Tours affected as industry rallies to offer support
AAT Kings and Inspiring Journeys managing director Matthew Cameron-Smith confirmed that the only area impacted where the companies operate guided tours is Kangaroo Island. AAT Kings has set up a travel alerts page on its website advising that all upcoming trips in Australia are still operating as scheduled however itinerary changes have been put in place for travellers visiting Sydney.
The CEO of The Travel Corporation (TTC), which owns both AAT Kings and Inspiring Journeys, John Veitch, said the company has donated $100,000 to the NSW Rural Fire Service.
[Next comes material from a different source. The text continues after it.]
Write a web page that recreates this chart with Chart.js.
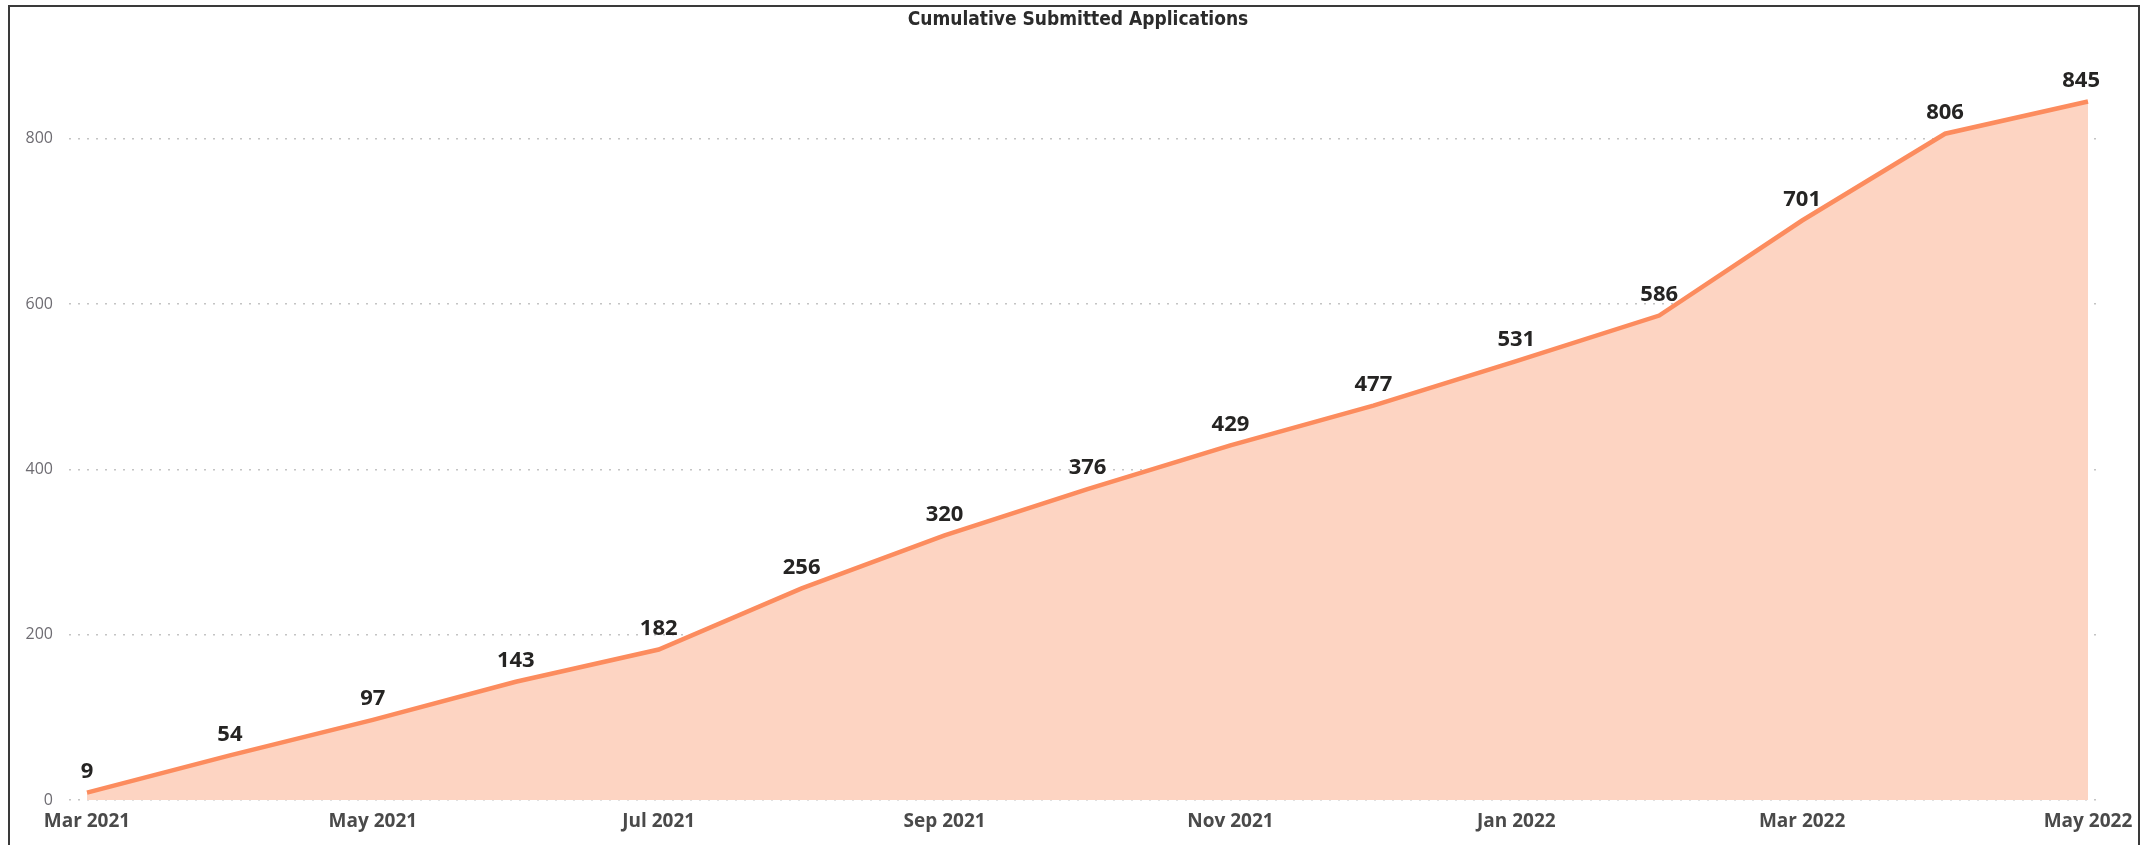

“On behalf of TTC, our hearts go out to the devastating loss of life, property, and the staggering amount of wildlife and nature from the bushfire tragedy,” Veitch said.
“A huge appreciation goes out to the outstanding efforts of the NSW Rural Fire Service – the danger they put themselves in on a daily basis to protect the community and its surrounding area is heroic.”
Intrepid Travel has also been impacted in three states, with cancellations in affected areas and further cancellations anticipated.
“We are monitoring the situation closely and updating our safety page regularly for customers and agents,” Intrepid said in a statement.
Intrepid launched a campaign on Saturday to raise funds for the Red Cross, pledging to match funds donated up to $200,000. So far, $163,248 has been raised. You can go here to contribute.
“Like the rest of the country, Intrepid stands in solidarity with communities who are being directly affected and we encourage people to donate to the fund so their dollars are matched by us,” CEO James Thronton said.
Carnival Australia has also pledged $350,000 to support the Red Cross, in addition to $50,000 contributed by P&O to the St Vincent de Paul Society last year.
Entire Travel Group has kicked off a bushfire appeal, donating $20 from each booking deposited in January 2020 to Victoria’s Country Fire Authority, the NSW Rural Fire Service and Wires Wildlife Rescue.
The Lancemore hotel is also doing its part, pledging 15 per cent from every booking made using the code ‘relief’ during January 2020 will be donated to the Red Cross.
Tourism attractions go up in smoke
More than 2,500 buildings have been destroyed, including numerous tourist attractions and accommodations. Notably, Baillie Lodges has confirmed that Southern Ocean Lodge on Kangaroo Island has “sustained significant damage” and all guests have been evacuated.
“Southern Ocean Lodge is now closed. It is currently too early to accurately estimate a reopening date. The Southern Ocean Lodge team will embark on contacting guests as well as travel industry partners over the coming days to make alternative arrangements for upcoming reservations,” Baillie Lodges said in a statement.
Co-creators of Southern Ocean Lodge, James and Hayley Baillie, said initial plans are already underway to rebuild the luxury property.
Bushfire warnings have been issued for the entire 440,500-hectare island, with 150,000 hectares already burned including the island’s Visitor Information Centre, Western Kl Caravan Park, Hanson Bay Wildlife Sanctuary and Kangaroo Island Wilderness Retreat.
ABC News has reported passengers on a Qantas flight received a shock when their Melbourne to Canberra flights entered a fire-generated weather system.
One passenger, Matt McIntyre, said it just got “greyer and greyer” as the plane entered the weather system known as pyrocumulus cloud.
“All of a sudden it was pitch black and the plane sort of dropped,” McIntyre told ABC News.
“There was one guy sort of swearing … I heard people down the front vomiting.”
Another passenger, Hua Tuo, said it was orange out the window “then suddenly it was black, and then the turbulence hit”.
The plane was met by emergency services upon arrival in Canberra but no passengers sustained injuries.
Cruise ships on standby
Cruise and Maritime Voyages’ Vasco da Gama cancelled its call to Penneshaw on Kangaroo Island on Saturday and was on standby to offer evacuation assistance, however, it was not required.
Cruise and Maritime Voyages said in a statement that SeaLink Ferries are on standby to assist.